Retype every line from the start of the data down to and including the line with "Chart.register(...registerables);". Skip the pictures.
○ ○ ○ ○ ○ ○ ○
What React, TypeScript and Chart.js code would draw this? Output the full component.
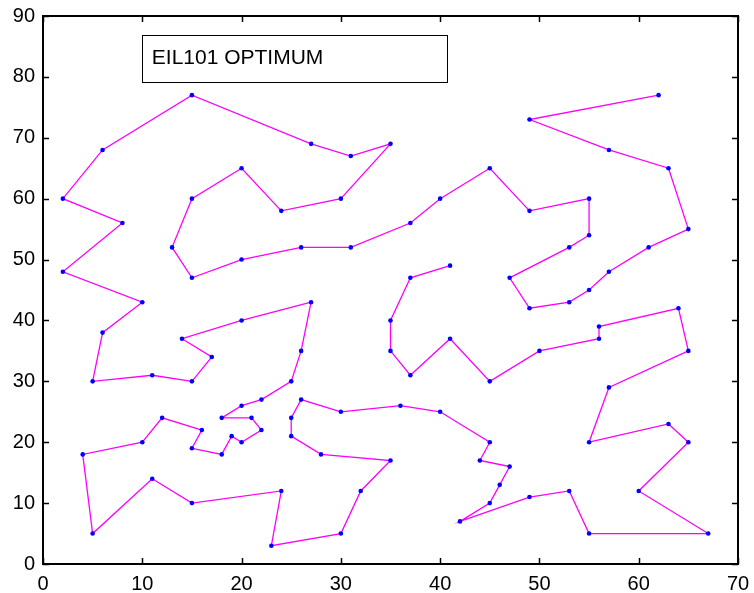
import React, { useEffect, useRef } from "react";
import { Chart, registerables } from "chart.js";

Chart.register(...registerables);

const tourX: number[] = [
  62, 49, 57, 63, 65, 61, 57, 55, 53, 49, 47, 53, 55, 55, 49, 45, 40, 37, 31, 26,
  20, 15, 13, 15, 20, 24, 30, 35, 31, 27, 15, 6, 2, 8, 2, 10, 6, 5, 11, 15,
  17, 14, 20, 27, 26, 25, 22, 20, 18, 21, 22, 20, 19, 18, 15, 16, 12, 10, 4, 5,
  11, 15, 24, 23, 30, 32, 35, 28, 25, 25, 26, 30, 36, 40, 45, 44, 47, 46, 45, 42,
  49, 53, 55, 67, 60, 65, 63, 55, 57, 65, 64, 56, 56, 50, 45, 41, 37, 35, 35, 37,
  41,
];
const tourY: number[] = [
  77, 73, 68, 65, 55, 52, 48, 45, 43, 42, 47, 52, 54, 60, 58, 65, 60, 56, 52, 52,
  50, 47, 52, 60, 65, 58, 60, 69, 67, 69, 77, 68, 60, 56, 48, 43, 38, 30, 31, 30,
  34, 37, 40, 43, 35, 30, 27, 26, 24, 24, 22, 20, 21, 18, 19, 22, 24, 20, 18, 5,
  14, 10, 12, 3, 5, 12, 17, 18, 21, 24, 27, 25, 26, 25, 20, 17, 16, 13, 10, 7,
  11, 12, 5, 5, 12, 20, 23, 20, 29, 35, 42, 39, 37, 35, 30, 37, 31, 35, 40, 47,
  49,
];
const xTicks: number[] = [0, 10, 20, 30, 40, 50, 60, 70];
const yTicks: number[] = [0, 10, 20, 30, 40, 50, 60, 70, 80, 90];
const legendLabel = "EIL101 OPTIMUM";

const FONT = "'Liberation Sans', Arial, Helvetica, sans-serif";

const framePlugin = {
  id: "framePlugin",
  afterDatasetsDraw(chart: any) {
    const { ctx, chartArea, scales } = chart;
    const { left, right, top, bottom } = chartArea;
    const xs = scales.x;
    const ys = scales.y;
    ctx.save();
    ctx.strokeStyle = "#000";
    ctx.lineWidth = 2;
    ctx.strokeRect(left, top, right - left, bottom - top);
    ctx.lineWidth = 1.5;
    const tl = 6;
    ctx.beginPath();
    xTicks.forEach((v) => {
      const px = Math.round(xs.getPixelForValue(v)) + 0.5;
      ctx.moveTo(px, bottom);
      ctx.lineTo(px, bottom - tl);
      ctx.moveTo(px, top);
      ctx.lineTo(px, top + tl);
    });
    yTicks.forEach((v) => {
      const py = Math.round(ys.getPixelForValue(v)) + 0.5;
      ctx.moveTo(left, py);
      ctx.lineTo(left + tl, py);
      ctx.moveTo(right, py);
      ctx.lineTo(right - tl, py);
    });
    ctx.stroke();

    // legend box
    const bx0 = xs.getPixelForValue(9.95);
    const bx1 = xs.getPixelForValue(40.7);
    const by0 = ys.getPixelForValue(86.9);
    const by1 = ys.getPixelForValue(79.2);
    ctx.fillStyle = "#fff";
    ctx.fillRect(bx0, by0, bx1 - bx0, by1 - by0);
    ctx.lineWidth = 1;
    ctx.strokeStyle = "#000";
    ctx.strokeRect(Math.round(bx0) + 0.5, Math.round(by0) + 0.5, Math.round(bx1 - bx0), Math.round(by1 - by0));
    ctx.fillStyle = "#000";
    ctx.font = `21px ${FONT}`;
    ctx.textBaseline = "middle";
    ctx.textAlign = "left";
    ctx.fillText(legendLabel, bx0 + 10, (by0 + by1) / 2);
    ctx.restore();
  },
};

const zeroPad = (s: any) => {
  s.paddingTop = 0;
  s.paddingBottom = 0;
  s.paddingLeft = 0;
  s.paddingRight = 0;
};

export default function App() {
  const ref = useRef<HTMLCanvasElement | null>(null);
  useEffect(() => {
    if (!ref.current) return;
    const data = tourX.map((x, i) => ({ x, y: tourY[i] }));
    const chart = new Chart(ref.current, {
      type: "scatter",
      data: {
        datasets: [
          {
            label: legendLabel,
            data,
            showLine: true,
            borderColor: "#ff00ff",
            borderWidth: 1.3,
            pointRadius: 2.3,
            pointBorderWidth: 0,
            pointBackgroundColor: "#0000ff",
            pointBorderColor: "#0000ff",
            tension: 0,
          },
        ],
      },
      options: {
        responsive: false,
        animation: false,
        maintainAspectRatio: false,
        layout: { padding: { top: 16, right: 16, left: 0, bottom: 0 } },
        plugins: { legend: { display: false }, tooltip: { enabled: false }, title: { display: false } },
        scales: {
          x: {
            type: "linear",
            min: 0,
            max: 70,
            grid: { display: false },
            border: { display: false },
            afterFit: (s: any) => {
              s.height = 29;
              zeroPad(s);
            },
            afterBuildTicks: (s: any) => {
              s.ticks = xTicks.map((v) => ({ value: v }));
            },
            ticks: {
              color: "#000",
              padding: 0,
              maxRotation: 0,
              font: { size: 20, family: FONT },
            },
          },
          y: {
            type: "linear",
            min: 0,
            max: 90,
            grid: { display: false },
            border: { display: false },
            afterFit: (s: any) => {
              s.width = 43;
              zeroPad(s);
            },
            afterBuildTicks: (s: any) => {
              s.ticks = yTicks.map((v) => ({ value: v }));
            },
            ticks: {
              color: "#000",
              padding: 0,
              font: { size: 20, family: FONT },
            },
          },
        },
      },
      plugins: [framePlugin],
    });
    return () => chart.destroy();
  }, []);
  return (
    <div style={{ position: "absolute", left: 0, top: 0, width: 754, height: 593, background: "#fff" }}>
      <canvas ref={ref} width={754} height={593} style={{ width: 754, height: 593 }} />
    </div>
  );
}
○ ○ ○ ○ ○ ○ ○
Exercise result:
What React, TypeScript and Chart.js code would draw this? Output the full component.
import React, { useEffect, useRef } from "react";
import { Chart, registerables } from "chart.js";

Chart.register(...registerables);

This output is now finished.